Earnings and M&A spice up session

Company-level results and deal activity added nuance to the session. Dollar Tree exceeded estimates and raised guidance, while Marvell Technologies surged after reporting AI-driven revenue strength and closing an acquisition. Conversely, Macy’s fell despite solid top-line results because of a more cautious outlook. These idiosyncratic moves reinforced the theme that headline-driven winners and losers can outweigh broad-sector trends on any given day.

Practical implications for investors

Recent activity underscores two tradeable realities: first, concentrated leadership from a few large names can materially influence headline indexes; second, macro surprises — particularly on the labor front — still drive expectations for Fed policy and therefore affect rate-sensitive and growth-oriented sectors.

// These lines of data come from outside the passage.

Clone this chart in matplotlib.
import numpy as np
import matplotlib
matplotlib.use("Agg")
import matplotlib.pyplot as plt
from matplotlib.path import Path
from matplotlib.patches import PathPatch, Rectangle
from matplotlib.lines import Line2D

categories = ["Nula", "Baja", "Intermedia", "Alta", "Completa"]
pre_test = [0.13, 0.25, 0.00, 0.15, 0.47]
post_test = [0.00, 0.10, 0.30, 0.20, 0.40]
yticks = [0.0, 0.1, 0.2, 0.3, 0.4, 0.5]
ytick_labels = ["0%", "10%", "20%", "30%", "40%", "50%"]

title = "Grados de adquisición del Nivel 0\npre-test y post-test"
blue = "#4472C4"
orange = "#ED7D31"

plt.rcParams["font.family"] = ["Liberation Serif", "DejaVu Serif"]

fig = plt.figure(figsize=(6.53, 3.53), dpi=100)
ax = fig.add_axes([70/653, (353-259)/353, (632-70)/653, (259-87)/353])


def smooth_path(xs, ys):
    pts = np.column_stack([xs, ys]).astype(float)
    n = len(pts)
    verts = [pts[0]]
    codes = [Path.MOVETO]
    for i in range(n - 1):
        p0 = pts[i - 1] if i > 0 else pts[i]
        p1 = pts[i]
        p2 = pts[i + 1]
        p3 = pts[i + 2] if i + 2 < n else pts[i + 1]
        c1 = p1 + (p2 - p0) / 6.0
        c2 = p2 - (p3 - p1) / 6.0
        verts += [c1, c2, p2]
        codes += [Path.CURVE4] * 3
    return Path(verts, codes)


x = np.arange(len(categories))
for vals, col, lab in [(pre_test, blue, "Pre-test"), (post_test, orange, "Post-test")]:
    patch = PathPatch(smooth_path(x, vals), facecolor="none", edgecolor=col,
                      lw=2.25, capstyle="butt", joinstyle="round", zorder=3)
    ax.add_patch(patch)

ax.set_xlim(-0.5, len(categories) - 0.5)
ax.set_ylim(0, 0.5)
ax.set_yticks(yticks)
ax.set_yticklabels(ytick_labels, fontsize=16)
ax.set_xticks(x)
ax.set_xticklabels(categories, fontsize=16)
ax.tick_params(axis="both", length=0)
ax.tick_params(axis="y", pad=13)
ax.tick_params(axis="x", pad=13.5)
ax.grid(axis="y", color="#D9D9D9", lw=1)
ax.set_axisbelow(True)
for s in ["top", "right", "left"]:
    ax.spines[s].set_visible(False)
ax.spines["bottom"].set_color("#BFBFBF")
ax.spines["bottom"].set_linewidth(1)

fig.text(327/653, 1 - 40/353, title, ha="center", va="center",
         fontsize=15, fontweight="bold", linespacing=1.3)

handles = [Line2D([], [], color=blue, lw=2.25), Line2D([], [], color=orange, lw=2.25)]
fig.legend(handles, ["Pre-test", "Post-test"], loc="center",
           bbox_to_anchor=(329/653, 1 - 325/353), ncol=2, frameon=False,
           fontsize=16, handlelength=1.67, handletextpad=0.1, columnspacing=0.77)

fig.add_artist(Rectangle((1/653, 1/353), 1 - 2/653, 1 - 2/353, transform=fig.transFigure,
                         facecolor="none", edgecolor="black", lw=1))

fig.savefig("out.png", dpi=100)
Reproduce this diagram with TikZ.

Portfolio considerations for the near term include monitoring the following: the official Fed communication and upcoming payrolls prints, Boeing’s delivery cadence and free-cash-flow execution, Intel’s evolving strategic partnerships, and formal S&P 500 inclusion decisions that could alter passive demand patterns.

Conclusion

Clear, company-specific developments dominated the recent session: Boeing’s optimistic delivery outlook and Intel’s strategic momentum powered gains across the Dow, S&P 500 and Nasdaq, while a weaker-than-expected ADP report pushed Fed easing odds higher. Together, those forces created a market environment where concentrated stock moves and labor data dictated the directional tone for major U.S. indexes.